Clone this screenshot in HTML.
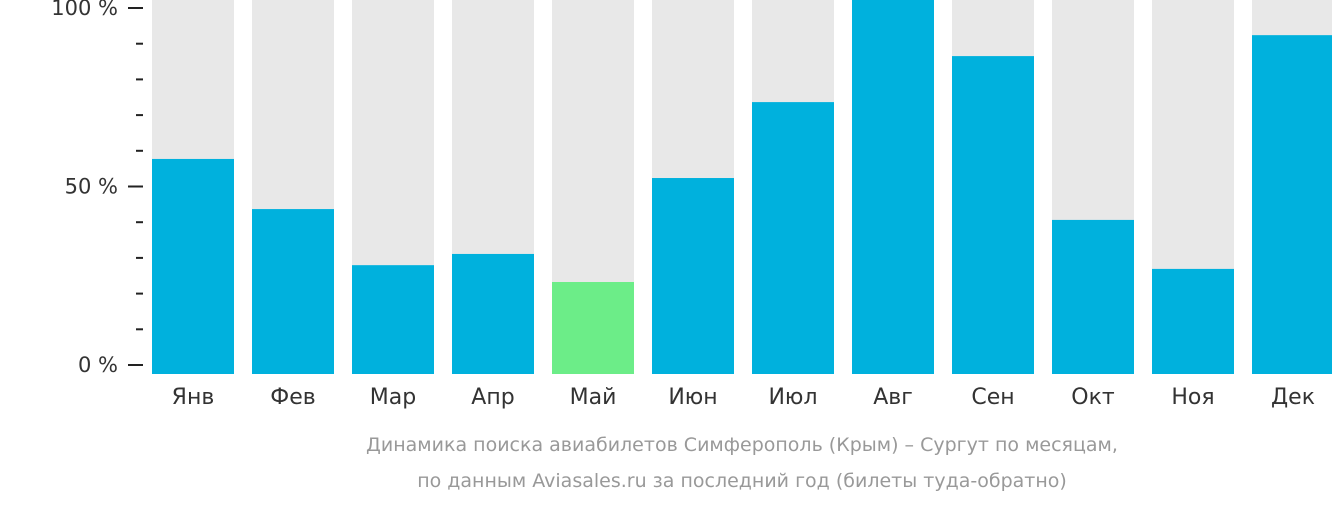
<!DOCTYPE html>
<html><head><meta charset="utf-8"><style>
body{margin:0;background:#fff;width:1332px;height:502px;overflow:hidden}
svg text{font-family:"DejaVu Sans","Liberation Sans",sans-serif}
</style></head><body>
<svg id="chart" width="1332" height="502" xmlns="http://www.w3.org/2000/svg">
<g id="axis"></g>
<g id="bars"></g>
<g id="xlabels"></g>
<text x="742" y="451" text-anchor="middle" font-size="19" fill="#999">Динамика поиска авиабилетов Симферополь (Крым) – Сургут по месяцам,</text>
<text x="742" y="487" text-anchor="middle" font-size="19" fill="#999">по данным Aviasales.ru за последний год (билеты туда-обратно)</text>
</svg>
<script>
const months=["Янв","Фев","Мар","Апр","Май","Июн","Июл","Авг","Сен","Окт","Ноя","Дек"];
const values=[57.5,44.1,29.1,32.1,24.6,52.4,72.7,100,85.0,41.2,28.1,90.6];
const highlight=[4];
const tickLabels=["0 %","50 %","100 %"];
const NS="http://www.w3.org/2000/svg";
function yBar(v){return 374-v*3.74;}
function yTick(v){return 365-v*3.57;}
function xBar(i){return 152+i*100;}
function mk(t,a,p){const e=document.createElementNS(NS,t);for(const k in a)e.setAttribute(k,a[k]);p.appendChild(e);return e;}
const bars=document.getElementById('bars'),xl=document.getElementById('xlabels'),ax=document.getElementById('axis');
values.forEach((v,i)=>{
 const bg=mk('rect',{x:xBar(i),y:0,width:82,height:374,fill:'#e8e8e8'},bars);
 
 
 const r=mk('rect',{x:xBar(i),y:yBar(v),width:82,height:374-yBar(v),fill:highlight.includes(i)?'#6ced88':'#00b1dd'},bars);
 
 
 const t=mk('text',{x:xBar(i)+41,y:404,'text-anchor':'middle','font-size':22,fill:'#333'},xl);
 t.textContent=months[i];
 
 
});
for(let k=0;k<=10;k++){
 const v=k*10,y=yTick(v),major=k%5===0;
 const l=mk('line',{x1:major?128:136,x2:143,y1:y,y2:y,stroke:'#222','stroke-width':2},ax);
 
 
 if(major){
  const t=mk('text',{x:118,y:y+7,'text-anchor':'end','font-size':21,fill:'#333'},ax);
  t.textContent=tickLabels[k/5];
  
  
 }
}
</script>
</body></html>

━━━━━━

→ Requirement:
Restate the data above exactly, stripping out each image.

→ Solution to this problem:
Clone this screenshot in HTML.
<!DOCTYPE html>
<html><head><meta charset="utf-8"><style>
body{margin:0;background:#fff;width:1332px;height:502px;overflow:hidden}
svg text{font-family:"DejaVu Sans","Liberation Sans",sans-serif}
</style></head><body>
<svg id="chart" width="1332" height="502" xmlns="http://www.w3.org/2000/svg">
<g id="axis"></g>
<g id="bars"></g>
<g id="xlabels"></g>
<text x="742" y="451" text-anchor="middle" font-size="19" fill="#999">Динамика поиска авиабилетов Симферополь (Крым) – Сургут по месяцам,</text>
<text x="742" y="487" text-anchor="middle" font-size="19" fill="#999">по данным Aviasales.ru за последний год (билеты туда-обратно)</text>
</svg>
<script>
const months=["Янв","Фев","Мар","Апр","Май","Июн","Июл","Авг","Сен","Окт","Ноя","Дек"];
const values=[57.5,44.1,29.1,32.1,24.6,52.4,72.7,100,85.0,41.2,28.1,90.6];
const highlight=[4];
const tickLabels=["0 %","50 %","100 %"];
const NS="http://www.w3.org/2000/svg";
function yBar(v){return 374-v*3.74;}
function yTick(v){return 365-v*3.57;}
function xBar(i){return 152+i*100;}
function mk(t,a,p){const e=document.createElementNS(NS,t);for(const k in a)e.setAttribute(k,a[k]);p.appendChild(e);return e;}
const bars=document.getElementById('bars'),xl=document.getElementById('xlabels'),ax=document.getElementById('axis');
values.forEach((v,i)=>{
 const bg=mk('rect',{x:xBar(i),y:0,width:82,height:374,fill:'#e8e8e8'},bars);
 
 
 const r=mk('rect',{x:xBar(i),y:yBar(v),width:82,height:374-yBar(v),fill:highlight.includes(i)?'#6ced88':'#00b1dd'},bars);
 
 
 const t=mk('text',{x:xBar(i)+41,y:404,'text-anchor':'middle','font-size':22,fill:'#333'},xl);
 t.textContent=months[i];
 
 
});
for(let k=0;k<=10;k++){
 const v=k*10,y=yTick(v),major=k%5===0;
 const l=mk('line',{x1:major?128:136,x2:143,y1:y,y2:y,stroke:'#222','stroke-width':2},ax);
 
 
 if(major){
  const t=mk('text',{x:118,y:y+7,'text-anchor':'end','font-size':21,fill:'#333'},ax);
  t.textContent=tickLabels[k/5];
  
  
 }
}
</script>
</body></html>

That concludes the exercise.